RIYADH, Sept 6: There is a growing emphasis in the Arab world to let the UN arms inspectors back in Baghdad, to resolve somehow the current impasse between the United States and Iraq. A war would plunge the entire region into a hell of fire, everyone here agrees.
The Arab states are backing the return of the UN arms inspectors to Iraq but only through an understanding and agreement between Baghdad and the United Nations. The regional foreign ministers, at the end of an Arab League meeting in Cairo, urged Iraq to pursue its dialogue with the UN, and asked its Secretary-General Amr Moussa to contact the Security Council and UN chief Kofi Annan and urge them to fulfil their legal (and moral) responsibilities.
Amr Moussa later added that the return of the inspectors would allow the world to determine whether or not Iraq was violating the UN Council resolutions calling for dismantling the Iraqi programme for weapons of mass destruction. “Iraq has asserted it had no plans for rearming, specially with weapons of mass destruction,” Moussa recalled.
“There are accusations to the opposite of that,” he reiterated.
At the end of the week, which witnessed a GCC foreign ministers’ conference in Jeddah and an Arab League foreign ministers’ conference in Cairo, discussing the US-Iraq imbroglio, Saudi and other regional newspapers have been urging Baghdad to allow the return of UN arms inspectors before it is too late to avert a military strike against it.
“We believe Baghdad must listen to the European and the Arab calls and allow the return of the inspectors, as the entire world now demands their return,” Saudi daily Al Watan said in an editorial. The daily urged the Iraqi leadership to learn from its mistakes of past.
Another Saudi daily, Al-Riyadh, advised the Iraqi leadership to understand the realities in the world today and not count on Russian backing. “Baghdad’s leadership need to evaluate and understand the developments and changes taking place in the world in the right perspective and should not delude itself (by banking on) Russian support or on a shy European stance, as they all have their own agendas. Iraq is racing against time in the face of the US administration, and it will not be able to prevent war except through calculated and wise moves,” through admitting the inspectors, Al-Riyadh commented.
However, Saudi English daily Arab News in its editorial highlighted a new dimension to the issue of the return of inspectors. Underlining the fact that President Bush has finally almost been persuaded to ask the Security Council to approve a resolution threatening military action if the UN arms inspectors are not allowed unfettered access within a specified time-frame.

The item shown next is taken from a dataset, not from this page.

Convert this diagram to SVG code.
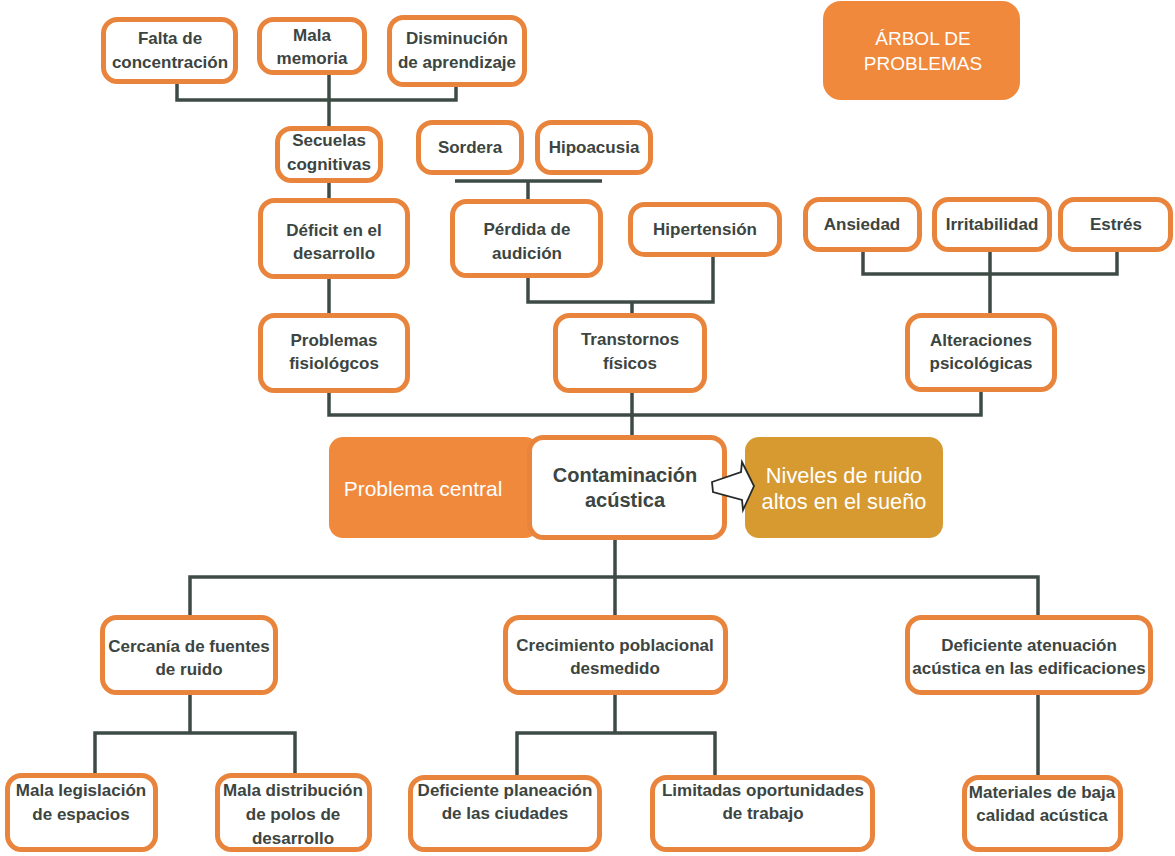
<svg xmlns="http://www.w3.org/2000/svg" width="1175" height="856" viewBox="0 0 1175 856">
<style>
.b{fill:#fff;stroke:#E9843C;stroke-width:5}
.f{fill:#F0893C}
.g{fill:#D69A31}
.t{font-family:"Liberation Sans",Arial,sans-serif;font-weight:bold;font-size:17px;fill:#3C4541;text-anchor:middle;dominant-baseline:central}
.w{font-family:"Liberation Sans",Arial,sans-serif;font-size:21px;fill:#fff;text-anchor:middle;dominant-baseline:central}
.c{fill:none;stroke:#3E4B45;stroke-width:3.5}
</style>
<rect width="1175" height="856" fill="#fff"/>
<g id="connectors" class="c">
<path d="M177,84 V100 H456 V87 M329,75 V126"/>
<path d="M329,183 V198 M329,279 V313"/>
<path d="M329,393 V415 H981 V392 M632,393 V437"/>
<path d="M455,181 H602 M528,181 V199"/>
<path d="M528,278 V302 H713 V257 M632,302 V313"/>
<path d="M863,252 V274 H1117 V252 M990,252 V313"/>
<path d="M615,540 V615 M190,615 V577 H1038 V615"/>
<path d="M190,695 V733 M95,773 V733 H295 V773"/>
<path d="M615,695 V733 M517,775 V733 H715 V775"/>
<path d="M1038,695 V775"/>
</g>
<g id="n-titulo"><rect class="f" x="823" y="1" width="197" height="99" rx="18"/><text class="w" x="923" y="38" style="font-size:19px">ÁRBOL DE</text><text class="w" x="923" y="63" style="font-size:19px">PROBLEMAS</text></g>
<g id="n-falta"><rect class="b" x="103.5" y="19.5" width="132" height="62" rx="14"/><text class="t" x="170" y="38">Falta de</text><text class="t" x="170" y="62">concentración</text></g>
<g id="n-memoria"><rect class="b" x="259.5" y="19.5" width="105" height="53" rx="14"/><text class="t" x="312" y="35">Mala</text><text class="t" x="312" y="58">memoria</text></g>
<g id="n-disminucion"><rect class="b" x="389.5" y="17.5" width="135" height="67" rx="14"/><text class="t" x="457" y="38">Disminución</text><text class="t" x="457" y="62">de aprendizaje</text></g>
<g id="n-secuelas"><rect class="b" x="277.5" y="128.5" width="103" height="52" rx="14"/><text class="t" x="329" y="140">Secuelas</text><text class="t" x="329" y="164">cognitivas</text></g>
<g id="n-deficit"><rect class="b" x="260.5" y="200.5" width="147" height="76" rx="14"/><text class="t" x="334" y="230">Déficit en el</text><text class="t" x="334" y="253">desarrollo</text></g>
<g id="n-fisiologicos"><rect class="b" x="260.5" y="315.5" width="147" height="75" rx="14"/><text class="t" x="334" y="340">Problemas</text><text class="t" x="334" y="363">fisiológcos</text></g>
<g id="n-sordera"><rect class="b" x="418.5" y="122.5" width="103" height="50" rx="14"/><text class="t" x="470" y="147">Sordera</text></g>
<g id="n-hipoacusia"><rect class="b" x="537.5" y="122.5" width="113" height="50" rx="14"/><text class="t" x="594" y="147">Hipoacusia</text></g>
<g id="n-perdida"><rect class="b" x="452.5" y="201.5" width="148" height="74" rx="14"/><text class="t" x="527" y="229">Pérdida de</text><text class="t" x="527" y="253">audición</text></g>
<g id="n-hipertension"><rect class="b" x="630.5" y="204.5" width="149" height="50" rx="14"/><text class="t" x="705" y="229">Hipertensión</text></g>
<g id="n-transtornos"><rect class="b" x="555.5" y="315.5" width="149" height="75" rx="14"/><text class="t" x="630" y="339">Transtornos</text><text class="t" x="630" y="363">físicos</text></g>
<g id="n-ansiedad"><rect class="b" x="805.5" y="199.5" width="114" height="50" rx="14"/><text class="t" x="862" y="224">Ansiedad</text></g>
<g id="n-irritabilidad"><rect class="b" x="934.5" y="199.5" width="115" height="50" rx="14"/><text class="t" x="992" y="224">Irritabilidad</text></g>
<g id="n-estres"><rect class="b" x="1060.5" y="199.5" width="110" height="50" rx="14"/><text class="t" x="1116" y="224">Estrés</text></g>
<g id="n-alteraciones"><rect class="b" x="907.5" y="315.5" width="147" height="74" rx="14"/><text class="t" x="981" y="340">Alteraciones</text><text class="t" x="981" y="363">psicológicas</text></g>
<g id="n-central"><rect class="f" x="329" y="437" width="210" height="101" rx="14"/><text class="w" x="423" y="488">Problema central</text></g>
<g id="n-contaminacion"><rect class="b" x="529.5" y="437.5" width="195" height="100" rx="14"/><text class="t" x="625" y="475" style="font-size:20px">Contaminación</text><text class="t" x="625" y="500" style="font-size:20px">acústica</text></g>
<g id="n-niveles"><rect class="g" x="745" y="437" width="198" height="101" rx="14"/><text class="w" x="844" y="475" style="font-size:21.8px">Niveles de ruido</text><text class="w" x="844" y="501" style="font-size:21.8px">altos en el sueño</text></g>
<g id="arrow"><polygon points="712,482 741,472 742,462 754,486 743,510 742,500 713,492" fill="#fff" stroke="#262B29" stroke-width="1.8" stroke-linejoin="miter"/></g>
<g id="n-cercania"><rect class="b" x="102.5" y="617.5" width="173" height="75" rx="14"/><text class="t" x="189" y="646">Cercanía de fuentes</text><text class="t" x="189" y="669">de ruido</text></g>
<g id="n-crecimiento"><rect class="b" x="505.5" y="617.5" width="220" height="75" rx="14"/><text class="t" x="615" y="645">Crecimiento poblacional</text><text class="t" x="615" y="668">desmedido</text></g>
<g id="n-atenuacion"><rect class="b" x="907.5" y="617.5" width="243" height="75" rx="14"/><text class="t" x="1029" y="645">Deficiente atenuación</text><text class="t" x="1029" y="668">acústica en las edificaciones</text></g>
<g id="n-legislacion"><rect class="b" x="7.5" y="775.5" width="148" height="74" rx="14"/><text class="t" x="81" y="790">Mala legislación</text><text class="t" x="81" y="814">de espacios</text></g>
<g id="n-distribucion"><rect class="b" x="217.5" y="775.5" width="152" height="74" rx="14"/><text class="t" x="293" y="790">Mala distribución</text><text class="t" x="293" y="814">de polos de</text><text class="t" x="293" y="838">desarrollo</text></g>
<g id="n-planeacion"><rect class="b" x="410.5" y="777.5" width="189" height="72" rx="14"/><text class="t" x="505" y="790">Deficiente planeación</text><text class="t" x="505" y="813">de las ciudades</text></g>
<g id="n-oportunidades"><rect class="b" x="652.5" y="777.5" width="220" height="72" rx="14"/><text class="t" x="763" y="790">Limitadas oportunidades</text><text class="t" x="763" y="813">de trabajo</text></g>
<g id="n-materiales"><rect class="b" x="964.5" y="777.5" width="156" height="72" rx="14"/><text class="t" x="1042" y="792">Materiales de baja</text><text class="t" x="1042" y="815">calidad acústica</text></g>
</svg>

Commenting on the new development, Arab News said: “Bush will, of course, get his UN resolution. There is an international consensus that arms inspectors must return at all costs. Iraq may think that the Russians and Chinese may use their veto against any such move but that would be deluding one-self, the paper commented. “Even they (China and Russia) are sufficiently worried about Iraq’s military potential. The only thing that seriously irked them, apart from concern about a post-Saddam Iraq being in Washington’s sphere of influence, was that the US should not act unilaterally. They want this to be played by the book with themselves fully involved in the decision-making process. A new (UN) resolution meets their demands, plus in Russia’s case, a US promise to allow it unrivalled access to the post-Saddam Iraqi marketplace.
The editorial then highlights the dilemma the Arab world would be faced with in any such eventuality.
“For Arab governments, however, the change of Bush tactic, seeking a Security Council ultimatum to Baghdad, complicates matters.” The reason for opposing a US strike against Iraq is that it would unleash public fury across the region. But such opposition was also justified on the grounds that a unilateral American attack would be illegal. That will not be the case if the UN now does what President Bush wants.
Arab public opinion, in bitter anti-American mood because of continued betrayals over Palestine, is however going to be mollified by UN documents that (could) say the US can attack. Some quick rethinking (on parts of the Arab governments is therefore) required.
Continuing the argument, the paper adds that unless Iraq allows arms inspectors within the time-frame, “there will be an attack; and almost certainly sanctioned by the UN. Where will we stand then? And where will we stand afterward when the Americans are feted by ordinary Iraqis as liberators? Or provided a new staging post in the Middle East? Difficult question.”
The questions are indeed too difficult for the Arab governments to answer. But someone here needs to seek an answer to all these questions before indeed it is too late and catastrophic for the entire region.
Meanwhile, the Saudi ambassador in the UK has said that Mr Bush is obsessed with hitting Iraq. “I don’t know what is going to happen next, but I know that (President Bush) is going to hit Iraq, and is going to end up a tragedy,” the ambassador said in an interview with Britain’s Spectator weekly news magazine.